Major Risk Factors for Heart Disease

There are five major risk factors for heart disease, and all but one are at least partially under your control.

  1. Family History—This risk factor is the only one you can't do anything about. It's not a preview of impending doom, just a caution light on life's highway. If your father had heart problems before age 55 or your mother had problems before age 65, you should ask your doctor for regular tests and be especially careful to minimize other risks.
  2. Smoking—This is entirely within your control, and heart health is only one of many reasons to quit.
  3. Cholesterol—Cholesterol abnormalities, meaning both high LDL (bad cholesterol) and low HDL (good cholesterol), in many cases, are in your control through diet and exercise. Often, however, medication may be needed.
  4. High Blood Pressure—Hypertension (chronic high blood pressure), Steven Ettinger, MD says, is often called "the silent killer" because it's a condition with few or no self-evident symptoms.
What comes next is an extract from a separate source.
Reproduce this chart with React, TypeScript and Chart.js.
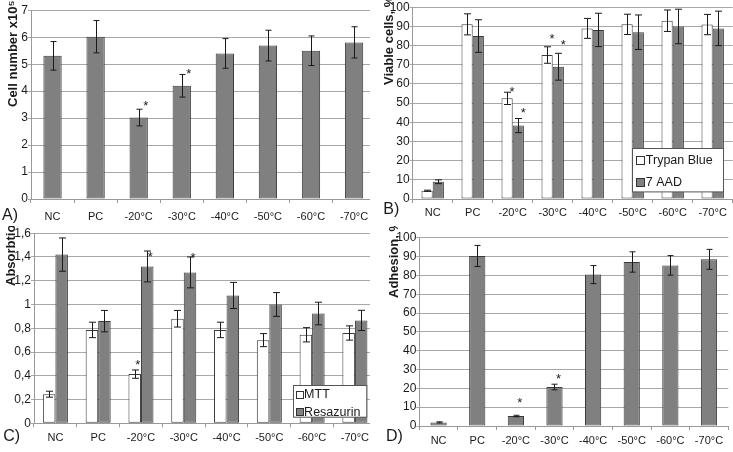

It's largely controllable through diet and exercise or, as with cholesterol levels, through medication.
  5. Diabetes—Although diabetes is hereditary in the sense that your genes may put you at risk for it, you may still be able to avoid its onset, or delay the disease for many years. Once again, the keys are exercise, diet, and sometimes prescription drugs. (People with the most serious form of diabetes also need to take insulin.)

As you'd expect, the more of these risk factors you have, the greater the danger.

In fact, many Pennsylvanians are at special risk due to an aging population, eating habits of many people who think a meal isn't complete without lots of meat, and a relatively high incidence of smoking.

George E. Cimochowski, MD, chief of cardiac surgery at the Wyoming Valley Health Care System, Wilkes-Barre, sums up, "You combine smoking with a high-fat diet, and it's an absolute prescription for coronary artery disease."

Many physicians would add stress to the list of risk factors, although it's not quite clear how it figures in. Part of the problem is that it's subjective: what is stressful for one person may not be stressful to another, and vice versa.

Nevertheless, many successful heart therapy programs, particularly after heart surgery, involve relaxation techniques such as meditation and guided imagery.

Gender is another factor. Before menopause, women have fewer heart attacks than men, but after that their risk is the same.

And young women don't get a free pass on the lifestyle issues.

"I operate on many young women. We commonly see diabetic, smoking females under the age of menopause with serious coronary heart disease,” says Dr. Cimochowski.